━━━━━ GIVEN MATERIAL

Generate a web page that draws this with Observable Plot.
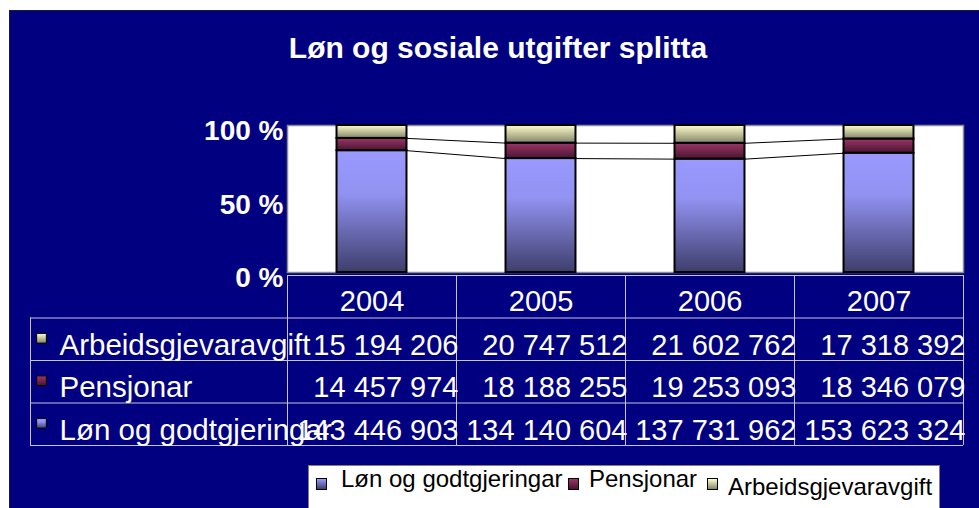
<!DOCTYPE html>
<html>
<head>
<meta charset="utf-8">
<script src="https://cdn.jsdelivr.net/npm/d3@7"></script>
<script src="https://cdn.jsdelivr.net/npm/@observablehq/plot@0.6"></script>
<style>
  html, body { margin: 0; padding: 0; }
  body { width: 979px; height: 508px; overflow: hidden; position: relative; background: #fff;
         font-family: "Liberation Sans", Arial, sans-serif; }
  #bg { position: absolute; left: 9px; top: 10px; width: 970px; height: 498px; background: #000080;
        border-left: 1px solid #1a1a40; border-top: 1px solid #1a1a40; box-sizing: border-box; }
  #title { position: absolute; left: 0; width: 996px; top: 33px; text-align: center; color: #fff;
           font-weight: bold; font-size: 30px; line-height: 30px; white-space: nowrap; }
  .abs { position: absolute; }
  #legend { position: absolute; left: 308px; top: 465px; width: 632px; height: 50px; background: #fff;
            border: 1px solid #808080; box-sizing: border-box; }
  .lkey { position: absolute; width: 9px; height: 10px; border: 1px solid #000; }
  .ltxt { position: absolute; font-size: 24px; line-height: 24px; color: #000; white-space: nowrap; }
</style>
</head>
<body>
<div id="bg"></div>
<div id="title">Løn og sosiale utgifter splitta</div>
<svg width="0" height="0" style="position:absolute">
  <defs>
    <linearGradient id="gL" x1="0" y1="0" x2="0" y2="1">
      <stop offset="0" stop-color="#9999ff"/>
      <stop offset="0.35" stop-color="#9292f2"/>
      <stop offset="1" stop-color="#3e3e6c"/>
    </linearGradient>
    <linearGradient id="gP" x1="0" y1="0" x2="0" y2="1">
      <stop offset="0" stop-color="#9c3669"/>
      <stop offset="1" stop-color="#4a1530"/>
    </linearGradient>
    <linearGradient id="gA" x1="0" y1="0" x2="0" y2="1">
      <stop offset="0" stop-color="#ffffcc"/>
      <stop offset="1" stop-color="#85856a"/>
    </linearGradient>
  </defs>
</svg>
<div id="chart" class="abs" style="left:0;top:100px"></div>
<div id="table" class="abs" style="left:0;top:274px"></div>
<div id="legend"></div>
<script>
// ---- data ----
const years = ["2004", "2005", "2006", "2007"];
const seriesNames = ["Løn og godtgjeringar", "Pensjonar", "Arbeidsgjevaravgift"];
const lon = [143446903, 134140604, 137731962, 153623324];
const pensjonar = [14457974, 18188255, 19253093, 18346079];
const arbeid = [15194206, 20747512, 21602762, 17318392];
const yTicks = [0, 50, 100];
const gradients = ["url(#gL)", "url(#gP)", "url(#gA)"];
const cssGradients = ["linear-gradient(#9999ff, #3e3e6c)", "linear-gradient(#9c3669, #4a1530)", "linear-gradient(#ffffcc, #85856a)"];

const fmt = d3.formatLocale({decimal: ",", thousands: " ", grouping: [3], currency: ["", " kr"]}).format(",d");
const font = "'Liberation Sans', Arial, sans-serif";

// ---- 100% stacked values ----
const stacks = years.map((yr, i) => {
  const tot = lon[i] + pensjonar[i] + arbeid[i];
  const l = lon[i] / tot * 100;
  const lp = (lon[i] + pensjonar[i]) / tot * 100;
  return {i, l, lp};
});
const links = [];
for (let i = 0; i < years.length - 1; i++) {
  links.push({i, a: stacks[i].l, b: stacks[i + 1].l});
  links.push({i, a: stacks[i].lp, b: stacks[i + 1].lp});
}
const halfW = 0.207;

const chart = Plot.plot({
  width: 979, height: 174,
  marginTop: 25, marginBottom: 2, marginLeft: 287, marginRight: 16,
  x: {type: "linear", domain: [-0.5, years.length - 0.5], axis: null},
  y: {domain: [0, 100], axis: null},
  style: {background: "none", overflow: "visible", fontFamily: font, maxWidth: "none"},
  marks: [
    Plot.frame({fill: "white", stroke: "#8c8c8c", strokeWidth: 1.5}),
    Plot.rect(stacks, {x1: d => d.i - halfW, x2: d => d.i + halfW, y1: 0, y2: "l", fill: gradients[0], stroke: "#000", strokeWidth: 2}),
    Plot.rect(stacks, {x1: d => d.i - halfW, x2: d => d.i + halfW, y1: "l", y2: "lp", fill: gradients[1], stroke: "#000", strokeWidth: 2}),
    Plot.rect(stacks, {x1: d => d.i - halfW, x2: d => d.i + halfW, y1: "lp", y2: 100, fill: gradients[2], stroke: "#000", strokeWidth: 2}),
    Plot.link(links, {x1: d => d.i + halfW, x2: d => d.i + 1 - halfW, y1: "a", y2: "b", stroke: "#000", strokeWidth: 1}),
    Plot.text(yTicks, {x: -0.5, y: d => d, text: d => d + " %", textAnchor: "end", dx: -4, dy: 6,
      fill: "white", fontSize: 28, fontWeight: "bold"})
  ]
});
document.getElementById("chart").appendChild(chart);

// ---- data table ----
const rows = [
  {name: seriesNames[2], vals: arbeid, g: gradients[2]},
  {name: seriesNames[1], vals: pensjonar, g: gradients[1]},
  {name: seriesNames[0], vals: lon, g: gradients[0]}
];
const cells = [];
rows.forEach((r, j) => r.vals.forEach((v, i) => cells.push({i, j, v})));
const grid = "#c4c4dc";

const table = Plot.plot({
  width: 979, height: 176,
  marginTop: 1, marginBottom: 5, marginLeft: 287, marginRight: 16,
  x: {type: "linear", domain: [-0.5, years.length - 0.5], axis: null},
  y: {type: "linear", domain: [0, 4], reverse: true, axis: null},
  style: {background: "none", overflow: "visible", fontFamily: font, maxWidth: "none"},
  marks: [
    Plot.ruleY([0], {x1: -0.5, x2: years.length - 0.5, stroke: grid}),
    Plot.ruleY([1, 2, 3, 4], {x1: -0.5, x2: years.length - 0.5, insetLeft: -257, stroke: grid}),
    Plot.ruleX(d3.range(years.length + 1).map(k => k - 0.5), {y1: 0, y2: 4, stroke: grid}),
    Plot.ruleX([-0.5], {y1: 1, y2: 4, dx: -257, stroke: grid}),
    Plot.text(years, {x: (d, i) => i, y: 0.5, text: d => d, fill: "white", fontSize: 29, dy: 5}),
    Plot.text(rows, {x: -0.5, y: (d, j) => j + 1.5, text: "name", textAnchor: "start", dx: -228, dy: 6,
      fill: "white", fontSize: 29.5}),
    ...rows.map((r, j) => Plot.dot([r], {x: -0.5, y: j + 1.5, symbol: "square", r: 5.5, dx: -246, dy: -1,
      fill: r.g, stroke: "#000", strokeWidth: 1})),
    Plot.text(cells, {x: d => d.i + 0.5, y: d => d.j + 1.5, text: d => fmt(d.v), textAnchor: "end", dx: 2, dy: 6,
      fill: "white", fontSize: 29})
  ]
});
document.getElementById("table").appendChild(table);

// ---- legend ----
const legend = document.getElementById("legend");
const keyX = [7, 259, 398];
const txtX = [32, 280, 419];
const txtTop = [1, 1, 9];
seriesNames.forEach((name, k) => {
  const key = document.createElement("div");
  key.className = "lkey";
  key.style.left = keyX[k] + "px";
  key.style.top = "12px";
  key.style.background = cssGradients[k];
  legend.appendChild(key);
  const t = document.createElement("div");
  t.className = "ltxt";
  t.style.left = txtX[k] + "px";
  t.style.top = txtTop[k] + "px";
  t.textContent = name;
  legend.appendChild(t);
});
</script>
</body>
</html>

━━━━━━━━━━

=== WHAT YOU HAVE TO DO ===
Write out the whole listing exactly, and drop the pictures.

=== ANSWER TO THIS PROBLEM ===
Generate a web page that draws this with Observable Plot.
<!DOCTYPE html>
<html>
<head>
<meta charset="utf-8">
<script src="https://cdn.jsdelivr.net/npm/d3@7"></script>
<script src="https://cdn.jsdelivr.net/npm/@observablehq/plot@0.6"></script>
<style>
  html, body { margin: 0; padding: 0; }
  body { width: 979px; height: 508px; overflow: hidden; position: relative; background: #fff;
         font-family: "Liberation Sans", Arial, sans-serif; }
  #bg { position: absolute; left: 9px; top: 10px; width: 970px; height: 498px; background: #000080;
        border-left: 1px solid #1a1a40; border-top: 1px solid #1a1a40; box-sizing: border-box; }
  #title { position: absolute; left: 0; width: 996px; top: 33px; text-align: center; color: #fff;
           font-weight: bold; font-size: 30px; line-height: 30px; white-space: nowrap; }
  .abs { position: absolute; }
  #legend { position: absolute; left: 308px; top: 465px; width: 632px; height: 50px; background: #fff;
            border: 1px solid #808080; box-sizing: border-box; }
  .lkey { position: absolute; width: 9px; height: 10px; border: 1px solid #000; }
  .ltxt { position: absolute; font-size: 24px; line-height: 24px; color: #000; white-space: nowrap; }
</style>
</head>
<body>
<div id="bg"></div>
<div id="title">Løn og sosiale utgifter splitta</div>
<svg width="0" height="0" style="position:absolute">
  <defs>
    <linearGradient id="gL" x1="0" y1="0" x2="0" y2="1">
      <stop offset="0" stop-color="#9999ff"/>
      <stop offset="0.35" stop-color="#9292f2"/>
      <stop offset="1" stop-color="#3e3e6c"/>
    </linearGradient>
    <linearGradient id="gP" x1="0" y1="0" x2="0" y2="1">
      <stop offset="0" stop-color="#9c3669"/>
      <stop offset="1" stop-color="#4a1530"/>
    </linearGradient>
    <linearGradient id="gA" x1="0" y1="0" x2="0" y2="1">
      <stop offset="0" stop-color="#ffffcc"/>
      <stop offset="1" stop-color="#85856a"/>
    </linearGradient>
  </defs>
</svg>
<div id="chart" class="abs" style="left:0;top:100px"></div>
<div id="table" class="abs" style="left:0;top:274px"></div>
<div id="legend"></div>
<script>
// ---- data ----
const years = ["2004", "2005", "2006", "2007"];
const seriesNames = ["Løn og godtgjeringar", "Pensjonar", "Arbeidsgjevaravgift"];
const lon = [143446903, 134140604, 137731962, 153623324];
const pensjonar = [14457974, 18188255, 19253093, 18346079];
const arbeid = [15194206, 20747512, 21602762, 17318392];
const yTicks = [0, 50, 100];
const gradients = ["url(#gL)", "url(#gP)", "url(#gA)"];
const cssGradients = ["linear-gradient(#9999ff, #3e3e6c)", "linear-gradient(#9c3669, #4a1530)", "linear-gradient(#ffffcc, #85856a)"];

const fmt = d3.formatLocale({decimal: ",", thousands: " ", grouping: [3], currency: ["", " kr"]}).format(",d");
const font = "'Liberation Sans', Arial, sans-serif";

// ---- 100% stacked values ----
const stacks = years.map((yr, i) => {
  const tot = lon[i] + pensjonar[i] + arbeid[i];
  const l = lon[i] / tot * 100;
  const lp = (lon[i] + pensjonar[i]) / tot * 100;
  return {i, l, lp};
});
const links = [];
for (let i = 0; i < years.length - 1; i++) {
  links.push({i, a: stacks[i].l, b: stacks[i + 1].l});
  links.push({i, a: stacks[i].lp, b: stacks[i + 1].lp});
}
const halfW = 0.207;

const chart = Plot.plot({
  width: 979, height: 174,
  marginTop: 25, marginBottom: 2, marginLeft: 287, marginRight: 16,
  x: {type: "linear", domain: [-0.5, years.length - 0.5], axis: null},
  y: {domain: [0, 100], axis: null},
  style: {background: "none", overflow: "visible", fontFamily: font, maxWidth: "none"},
  marks: [
    Plot.frame({fill: "white", stroke: "#8c8c8c", strokeWidth: 1.5}),
    Plot.rect(stacks, {x1: d => d.i - halfW, x2: d => d.i + halfW, y1: 0, y2: "l", fill: gradients[0], stroke: "#000", strokeWidth: 2}),
    Plot.rect(stacks, {x1: d => d.i - halfW, x2: d => d.i + halfW, y1: "l", y2: "lp", fill: gradients[1], stroke: "#000", strokeWidth: 2}),
    Plot.rect(stacks, {x1: d => d.i - halfW, x2: d => d.i + halfW, y1: "lp", y2: 100, fill: gradients[2], stroke: "#000", strokeWidth: 2}),
    Plot.link(links, {x1: d => d.i + halfW, x2: d => d.i + 1 - halfW, y1: "a", y2: "b", stroke: "#000", strokeWidth: 1}),
    Plot.text(yTicks, {x: -0.5, y: d => d, text: d => d + " %", textAnchor: "end", dx: -4, dy: 6,
      fill: "white", fontSize: 28, fontWeight: "bold"})
  ]
});
document.getElementById("chart").appendChild(chart);

// ---- data table ----
const rows = [
  {name: seriesNames[2], vals: arbeid, g: gradients[2]},
  {name: seriesNames[1], vals: pensjonar, g: gradients[1]},
  {name: seriesNames[0], vals: lon, g: gradients[0]}
];
const cells = [];
rows.forEach((r, j) => r.vals.forEach((v, i) => cells.push({i, j, v})));
const grid = "#c4c4dc";

const table = Plot.plot({
  width: 979, height: 176,
  marginTop: 1, marginBottom: 5, marginLeft: 287, marginRight: 16,
  x: {type: "linear", domain: [-0.5, years.length - 0.5], axis: null},
  y: {type: "linear", domain: [0, 4], reverse: true, axis: null},
  style: {background: "none", overflow: "visible", fontFamily: font, maxWidth: "none"},
  marks: [
    Plot.ruleY([0], {x1: -0.5, x2: years.length - 0.5, stroke: grid}),
    Plot.ruleY([1, 2, 3, 4], {x1: -0.5, x2: years.length - 0.5, insetLeft: -257, stroke: grid}),
    Plot.ruleX(d3.range(years.length + 1).map(k => k - 0.5), {y1: 0, y2: 4, stroke: grid}),
    Plot.ruleX([-0.5], {y1: 1, y2: 4, dx: -257, stroke: grid}),
    Plot.text(years, {x: (d, i) => i, y: 0.5, text: d => d, fill: "white", fontSize: 29, dy: 5}),
    Plot.text(rows, {x: -0.5, y: (d, j) => j + 1.5, text: "name", textAnchor: "start", dx: -228, dy: 6,
      fill: "white", fontSize: 29.5}),
    ...rows.map((r, j) => Plot.dot([r], {x: -0.5, y: j + 1.5, symbol: "square", r: 5.5, dx: -246, dy: -1,
      fill: r.g, stroke: "#000", strokeWidth: 1})),
    Plot.text(cells, {x: d => d.i + 0.5, y: d => d.j + 1.5, text: d => fmt(d.v), textAnchor: "end", dx: 2, dy: 6,
      fill: "white", fontSize: 29})
  ]
});
document.getElementById("table").appendChild(table);

// ---- legend ----
const legend = document.getElementById("legend");
const keyX = [7, 259, 398];
const txtX = [32, 280, 419];
const txtTop = [1, 1, 9];
seriesNames.forEach((name, k) => {
  const key = document.createElement("div");
  key.className = "lkey";
  key.style.left = keyX[k] + "px";
  key.style.top = "12px";
  key.style.background = cssGradients[k];
  legend.appendChild(key);
  const t = document.createElement("div");
  t.className = "ltxt";
  t.style.left = txtX[k] + "px";
  t.style.top = txtTop[k] + "px";
  t.textContent = name;
  legend.appendChild(t);
});
</script>
</body>
</html>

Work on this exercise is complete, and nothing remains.